▸ **Recorded information**
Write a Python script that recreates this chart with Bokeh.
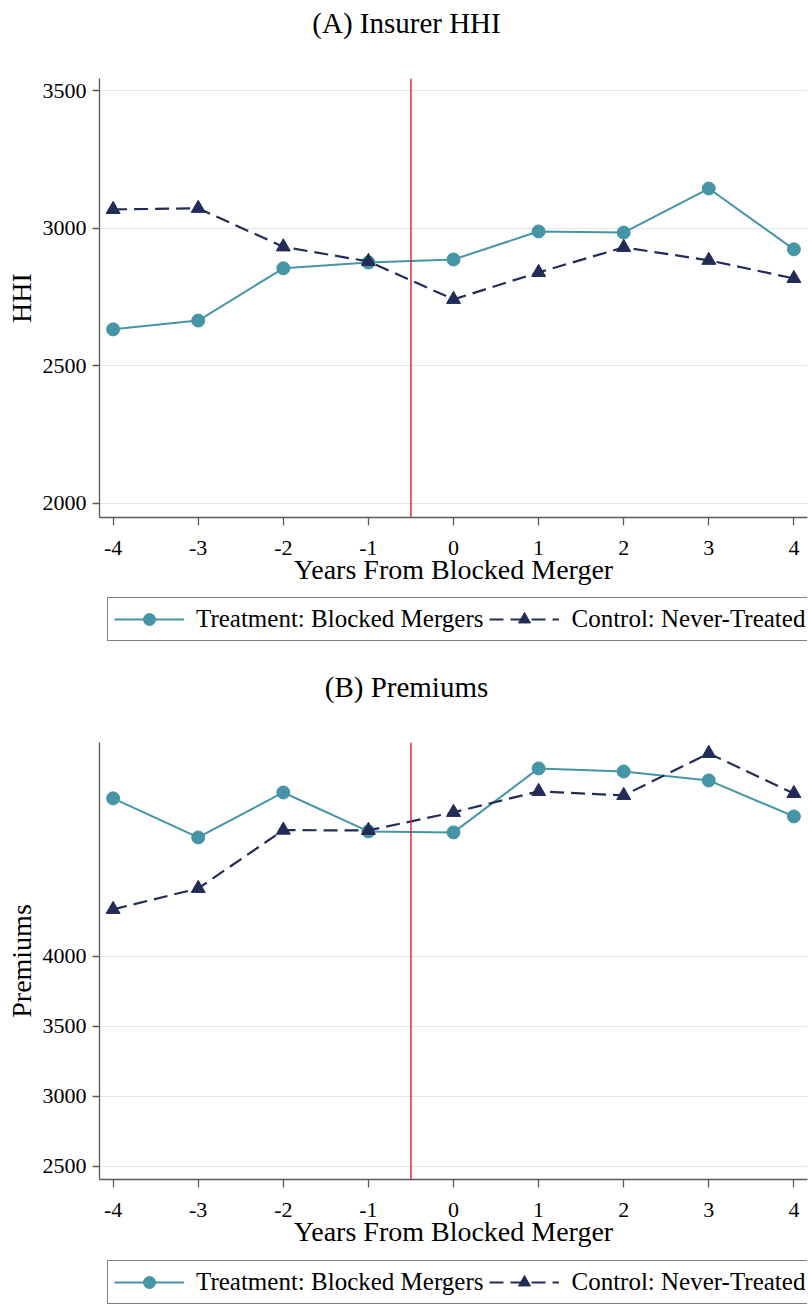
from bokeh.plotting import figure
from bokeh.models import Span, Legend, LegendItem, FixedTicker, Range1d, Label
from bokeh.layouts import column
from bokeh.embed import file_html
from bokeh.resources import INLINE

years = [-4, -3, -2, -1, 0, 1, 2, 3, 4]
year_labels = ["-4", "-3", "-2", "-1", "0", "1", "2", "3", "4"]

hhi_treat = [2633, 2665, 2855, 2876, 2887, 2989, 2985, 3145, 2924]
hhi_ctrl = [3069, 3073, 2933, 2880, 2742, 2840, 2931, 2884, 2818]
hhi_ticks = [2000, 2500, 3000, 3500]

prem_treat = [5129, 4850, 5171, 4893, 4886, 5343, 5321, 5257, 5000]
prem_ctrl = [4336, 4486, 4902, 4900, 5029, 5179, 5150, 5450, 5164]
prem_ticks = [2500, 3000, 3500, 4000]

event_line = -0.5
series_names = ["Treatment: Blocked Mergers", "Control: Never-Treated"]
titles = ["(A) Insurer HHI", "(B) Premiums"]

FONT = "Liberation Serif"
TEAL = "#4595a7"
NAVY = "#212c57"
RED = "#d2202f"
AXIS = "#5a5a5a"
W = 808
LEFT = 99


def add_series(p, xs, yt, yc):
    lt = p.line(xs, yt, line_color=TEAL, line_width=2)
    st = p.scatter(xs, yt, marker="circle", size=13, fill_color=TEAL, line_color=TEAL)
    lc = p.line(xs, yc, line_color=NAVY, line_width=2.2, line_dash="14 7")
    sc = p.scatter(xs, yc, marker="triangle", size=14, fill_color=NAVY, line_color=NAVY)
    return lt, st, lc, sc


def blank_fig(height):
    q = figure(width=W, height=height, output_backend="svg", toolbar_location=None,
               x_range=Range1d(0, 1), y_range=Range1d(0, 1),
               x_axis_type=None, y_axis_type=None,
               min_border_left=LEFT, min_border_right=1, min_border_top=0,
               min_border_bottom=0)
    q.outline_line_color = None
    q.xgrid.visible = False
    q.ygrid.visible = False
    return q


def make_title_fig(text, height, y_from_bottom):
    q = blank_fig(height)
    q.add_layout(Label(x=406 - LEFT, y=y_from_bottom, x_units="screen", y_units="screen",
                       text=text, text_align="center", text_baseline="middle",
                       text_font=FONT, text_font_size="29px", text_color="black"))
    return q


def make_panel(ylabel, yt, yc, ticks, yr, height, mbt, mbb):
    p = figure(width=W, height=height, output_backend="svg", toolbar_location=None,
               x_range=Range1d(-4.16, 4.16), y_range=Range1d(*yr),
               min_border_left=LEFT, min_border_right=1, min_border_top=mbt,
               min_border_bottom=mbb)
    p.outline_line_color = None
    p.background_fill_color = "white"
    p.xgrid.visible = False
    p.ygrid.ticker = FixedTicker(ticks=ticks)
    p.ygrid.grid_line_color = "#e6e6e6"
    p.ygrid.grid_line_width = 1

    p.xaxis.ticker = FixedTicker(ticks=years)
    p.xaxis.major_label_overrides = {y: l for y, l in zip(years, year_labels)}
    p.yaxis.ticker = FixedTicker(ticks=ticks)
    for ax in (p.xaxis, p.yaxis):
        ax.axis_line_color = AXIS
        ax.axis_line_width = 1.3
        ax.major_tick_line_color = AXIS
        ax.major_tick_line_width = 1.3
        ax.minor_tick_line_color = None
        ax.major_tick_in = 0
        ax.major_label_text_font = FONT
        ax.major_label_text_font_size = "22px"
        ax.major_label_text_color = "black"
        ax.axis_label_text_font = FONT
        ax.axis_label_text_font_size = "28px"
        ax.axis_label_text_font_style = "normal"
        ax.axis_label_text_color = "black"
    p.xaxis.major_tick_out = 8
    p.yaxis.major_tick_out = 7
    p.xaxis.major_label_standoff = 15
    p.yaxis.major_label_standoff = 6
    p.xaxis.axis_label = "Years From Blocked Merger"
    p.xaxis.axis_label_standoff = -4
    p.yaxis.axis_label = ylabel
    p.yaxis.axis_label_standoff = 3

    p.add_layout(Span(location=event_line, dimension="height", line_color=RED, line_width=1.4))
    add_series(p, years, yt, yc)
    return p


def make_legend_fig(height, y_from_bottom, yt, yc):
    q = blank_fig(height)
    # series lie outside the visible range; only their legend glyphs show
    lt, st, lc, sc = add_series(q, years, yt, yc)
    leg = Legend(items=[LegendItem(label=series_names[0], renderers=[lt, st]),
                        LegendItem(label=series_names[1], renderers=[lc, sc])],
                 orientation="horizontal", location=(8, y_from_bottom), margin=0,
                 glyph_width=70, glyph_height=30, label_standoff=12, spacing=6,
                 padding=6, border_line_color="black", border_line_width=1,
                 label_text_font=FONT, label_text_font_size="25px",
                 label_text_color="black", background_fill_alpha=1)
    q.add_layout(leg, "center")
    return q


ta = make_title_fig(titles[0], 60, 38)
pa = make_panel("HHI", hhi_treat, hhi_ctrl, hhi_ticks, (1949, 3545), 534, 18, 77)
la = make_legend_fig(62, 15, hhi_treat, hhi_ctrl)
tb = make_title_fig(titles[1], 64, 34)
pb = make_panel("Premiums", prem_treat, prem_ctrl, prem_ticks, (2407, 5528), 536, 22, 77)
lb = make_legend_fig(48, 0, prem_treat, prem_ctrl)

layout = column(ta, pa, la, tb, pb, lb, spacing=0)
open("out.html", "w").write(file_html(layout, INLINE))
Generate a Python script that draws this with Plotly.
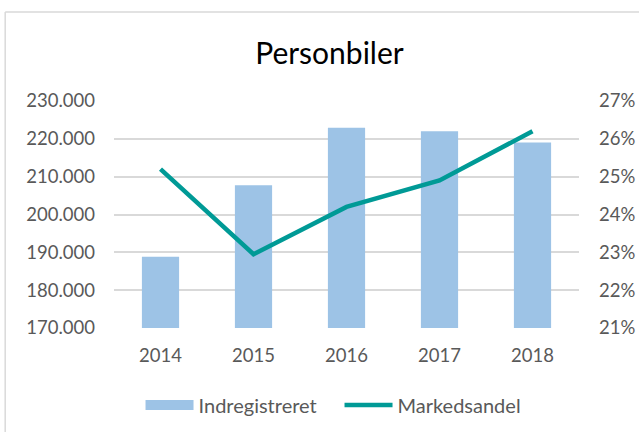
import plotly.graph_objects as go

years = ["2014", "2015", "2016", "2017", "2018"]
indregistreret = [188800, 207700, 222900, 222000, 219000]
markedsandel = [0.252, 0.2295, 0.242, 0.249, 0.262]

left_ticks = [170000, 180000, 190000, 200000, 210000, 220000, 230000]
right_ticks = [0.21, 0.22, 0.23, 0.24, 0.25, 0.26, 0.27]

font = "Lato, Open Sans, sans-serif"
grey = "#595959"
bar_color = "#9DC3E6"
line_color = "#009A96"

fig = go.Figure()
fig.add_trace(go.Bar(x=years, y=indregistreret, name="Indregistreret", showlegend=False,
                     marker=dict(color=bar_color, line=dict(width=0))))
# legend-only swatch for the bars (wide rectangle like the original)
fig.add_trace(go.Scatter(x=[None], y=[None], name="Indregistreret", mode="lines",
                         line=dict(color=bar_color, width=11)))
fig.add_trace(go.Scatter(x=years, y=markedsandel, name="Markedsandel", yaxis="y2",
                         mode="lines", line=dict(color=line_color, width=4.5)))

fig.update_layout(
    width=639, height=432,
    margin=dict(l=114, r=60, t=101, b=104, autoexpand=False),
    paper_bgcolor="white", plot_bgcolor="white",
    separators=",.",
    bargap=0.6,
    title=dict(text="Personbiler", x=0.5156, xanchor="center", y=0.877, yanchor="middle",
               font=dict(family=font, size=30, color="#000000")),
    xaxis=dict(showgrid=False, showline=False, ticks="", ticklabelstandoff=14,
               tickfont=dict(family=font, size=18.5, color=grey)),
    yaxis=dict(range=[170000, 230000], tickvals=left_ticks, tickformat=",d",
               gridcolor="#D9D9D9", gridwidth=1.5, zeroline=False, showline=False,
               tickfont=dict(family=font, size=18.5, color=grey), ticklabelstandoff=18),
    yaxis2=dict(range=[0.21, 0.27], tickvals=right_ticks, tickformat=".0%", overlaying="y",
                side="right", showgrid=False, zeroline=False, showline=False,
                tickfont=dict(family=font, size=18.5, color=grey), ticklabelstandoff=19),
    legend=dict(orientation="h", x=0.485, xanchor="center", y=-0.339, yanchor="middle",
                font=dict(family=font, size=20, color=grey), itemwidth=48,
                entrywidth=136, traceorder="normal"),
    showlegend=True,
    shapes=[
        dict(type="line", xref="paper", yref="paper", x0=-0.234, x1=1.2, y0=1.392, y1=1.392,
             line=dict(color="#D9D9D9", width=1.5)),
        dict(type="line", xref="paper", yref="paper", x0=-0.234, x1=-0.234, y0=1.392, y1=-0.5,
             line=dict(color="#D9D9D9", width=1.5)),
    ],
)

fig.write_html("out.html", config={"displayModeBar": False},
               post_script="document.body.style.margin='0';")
==
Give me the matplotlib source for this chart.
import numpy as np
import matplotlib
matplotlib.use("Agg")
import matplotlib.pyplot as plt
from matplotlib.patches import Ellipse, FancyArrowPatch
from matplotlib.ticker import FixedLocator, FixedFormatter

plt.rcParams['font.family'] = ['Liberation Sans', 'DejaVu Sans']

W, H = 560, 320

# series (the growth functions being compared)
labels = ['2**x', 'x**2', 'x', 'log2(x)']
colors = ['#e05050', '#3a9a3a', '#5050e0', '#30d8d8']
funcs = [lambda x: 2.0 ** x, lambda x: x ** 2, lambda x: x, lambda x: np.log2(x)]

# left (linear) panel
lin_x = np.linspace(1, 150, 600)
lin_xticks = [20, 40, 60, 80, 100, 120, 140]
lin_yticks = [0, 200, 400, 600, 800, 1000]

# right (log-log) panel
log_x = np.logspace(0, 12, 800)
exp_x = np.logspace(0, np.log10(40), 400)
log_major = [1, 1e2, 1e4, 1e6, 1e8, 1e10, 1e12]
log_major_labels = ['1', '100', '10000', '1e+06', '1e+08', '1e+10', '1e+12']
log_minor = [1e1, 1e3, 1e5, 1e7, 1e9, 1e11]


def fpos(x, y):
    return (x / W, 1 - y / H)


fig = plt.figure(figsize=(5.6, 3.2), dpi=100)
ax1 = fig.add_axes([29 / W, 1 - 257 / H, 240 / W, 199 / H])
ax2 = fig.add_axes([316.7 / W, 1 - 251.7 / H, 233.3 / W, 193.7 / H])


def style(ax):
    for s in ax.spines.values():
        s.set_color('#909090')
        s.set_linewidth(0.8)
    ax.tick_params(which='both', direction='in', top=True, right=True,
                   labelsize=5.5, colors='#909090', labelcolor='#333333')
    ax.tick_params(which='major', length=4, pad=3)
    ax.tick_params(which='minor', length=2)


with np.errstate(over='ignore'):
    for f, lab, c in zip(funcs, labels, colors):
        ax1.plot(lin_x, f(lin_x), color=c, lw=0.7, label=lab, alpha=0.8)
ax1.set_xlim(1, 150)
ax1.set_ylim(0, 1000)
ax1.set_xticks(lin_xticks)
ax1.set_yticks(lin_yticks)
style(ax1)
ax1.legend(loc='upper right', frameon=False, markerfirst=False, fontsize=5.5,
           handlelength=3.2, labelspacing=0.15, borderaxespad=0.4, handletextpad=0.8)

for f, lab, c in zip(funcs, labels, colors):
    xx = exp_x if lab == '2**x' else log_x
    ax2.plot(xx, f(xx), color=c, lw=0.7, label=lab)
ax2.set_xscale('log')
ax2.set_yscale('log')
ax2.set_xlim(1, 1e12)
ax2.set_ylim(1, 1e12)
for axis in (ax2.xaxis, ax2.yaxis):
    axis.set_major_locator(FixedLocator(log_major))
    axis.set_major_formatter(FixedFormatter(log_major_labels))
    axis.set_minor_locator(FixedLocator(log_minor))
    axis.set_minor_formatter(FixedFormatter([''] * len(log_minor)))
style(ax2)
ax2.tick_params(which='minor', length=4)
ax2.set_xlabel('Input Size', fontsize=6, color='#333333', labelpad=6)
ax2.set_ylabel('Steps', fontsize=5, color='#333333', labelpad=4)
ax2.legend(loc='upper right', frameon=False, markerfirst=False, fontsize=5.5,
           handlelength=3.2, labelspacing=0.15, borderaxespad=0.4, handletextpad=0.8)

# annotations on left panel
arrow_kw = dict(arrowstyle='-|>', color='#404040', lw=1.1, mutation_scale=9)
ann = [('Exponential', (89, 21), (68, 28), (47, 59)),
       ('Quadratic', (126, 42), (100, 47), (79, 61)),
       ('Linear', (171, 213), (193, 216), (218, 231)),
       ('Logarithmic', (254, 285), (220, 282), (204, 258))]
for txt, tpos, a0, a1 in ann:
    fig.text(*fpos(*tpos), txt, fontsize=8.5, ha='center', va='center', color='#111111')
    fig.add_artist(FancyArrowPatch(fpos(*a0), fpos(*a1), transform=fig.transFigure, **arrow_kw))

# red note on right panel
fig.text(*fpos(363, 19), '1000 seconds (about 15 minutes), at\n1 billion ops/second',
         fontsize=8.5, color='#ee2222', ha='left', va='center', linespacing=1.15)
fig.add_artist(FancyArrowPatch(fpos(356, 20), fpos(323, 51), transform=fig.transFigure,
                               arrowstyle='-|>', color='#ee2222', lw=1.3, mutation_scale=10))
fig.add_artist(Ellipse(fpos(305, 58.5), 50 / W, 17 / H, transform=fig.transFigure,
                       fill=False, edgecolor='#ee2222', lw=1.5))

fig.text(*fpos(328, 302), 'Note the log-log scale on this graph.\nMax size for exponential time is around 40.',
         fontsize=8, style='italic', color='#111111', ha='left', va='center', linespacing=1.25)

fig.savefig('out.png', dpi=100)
---
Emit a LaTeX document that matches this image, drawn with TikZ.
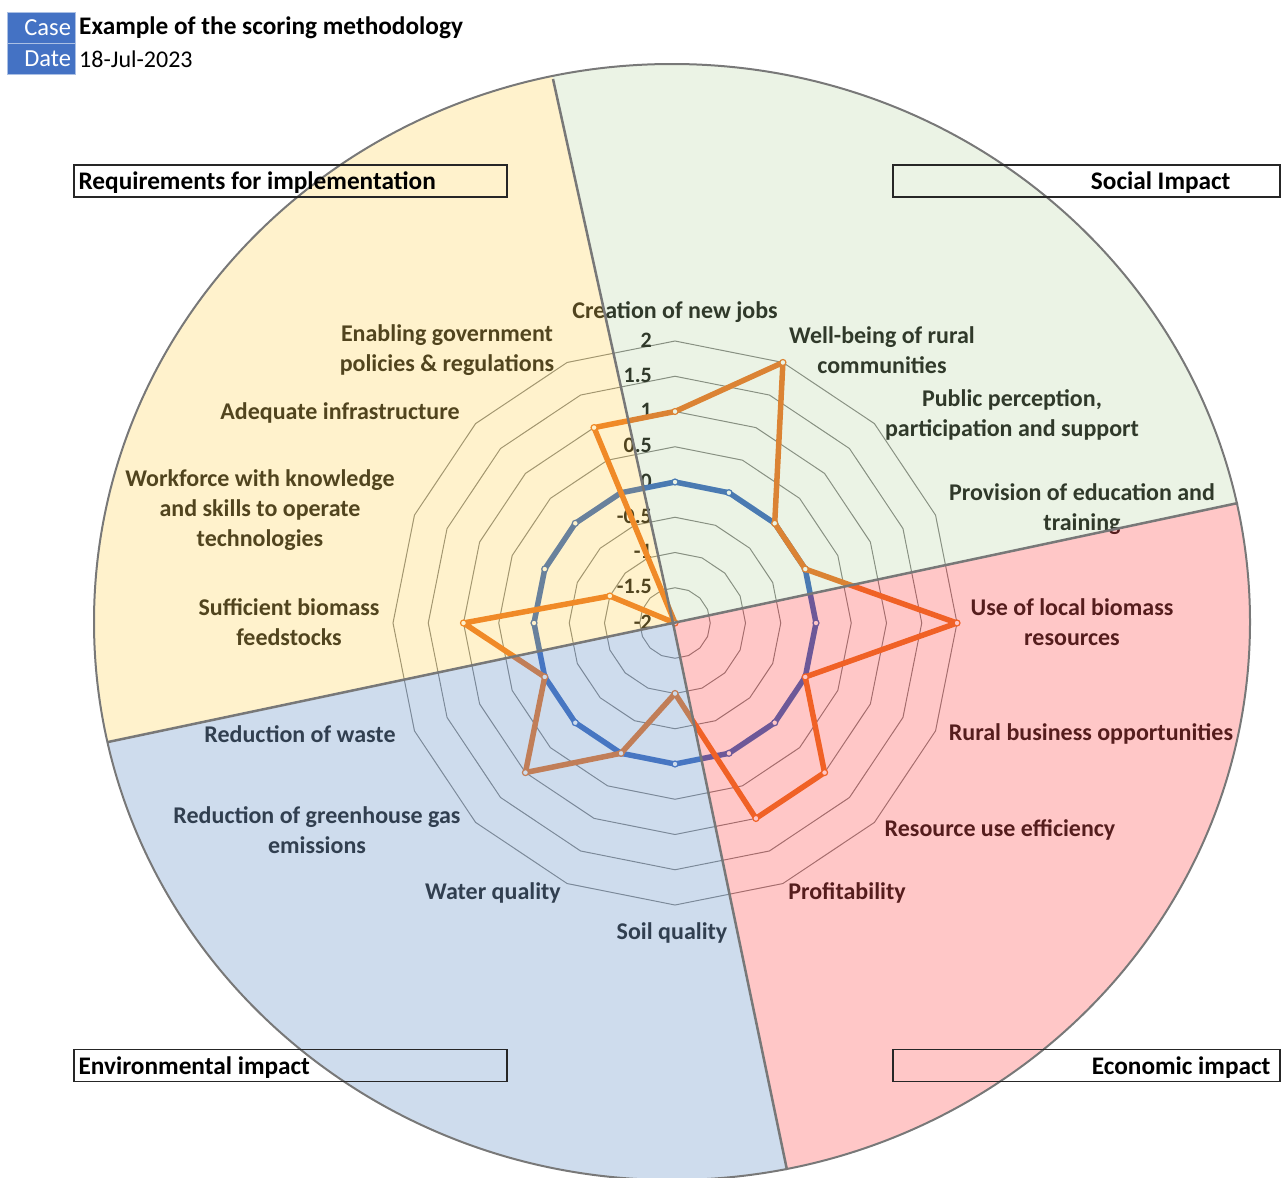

▸ **Objective**
Repeat only the lines running from "Write a Python" to "prem_ticks = [2500, 3000, 3500, 4000]", ends included, and leave the pictures out.

▸ **Solution to this exercise**
Write a Python script that recreates this chart with Bokeh.
from bokeh.plotting import figure
from bokeh.models import Span, Legend, LegendItem, FixedTicker, Range1d, Label
from bokeh.layouts import column
from bokeh.embed import file_html
from bokeh.resources import INLINE

years = [-4, -3, -2, -1, 0, 1, 2, 3, 4]
year_labels = ["-4", "-3", "-2", "-1", "0", "1", "2", "3", "4"]

hhi_treat = [2633, 2665, 2855, 2876, 2887, 2989, 2985, 3145, 2924]
hhi_ctrl = [3069, 3073, 2933, 2880, 2742, 2840, 2931, 2884, 2818]
hhi_ticks = [2000, 2500, 3000, 3500]

prem_treat = [5129, 4850, 5171, 4893, 4886, 5343, 5321, 5257, 5000]
prem_ctrl = [4336, 4486, 4902, 4900, 5029, 5179, 5150, 5450, 5164]
prem_ticks = [2500, 3000, 3500, 4000]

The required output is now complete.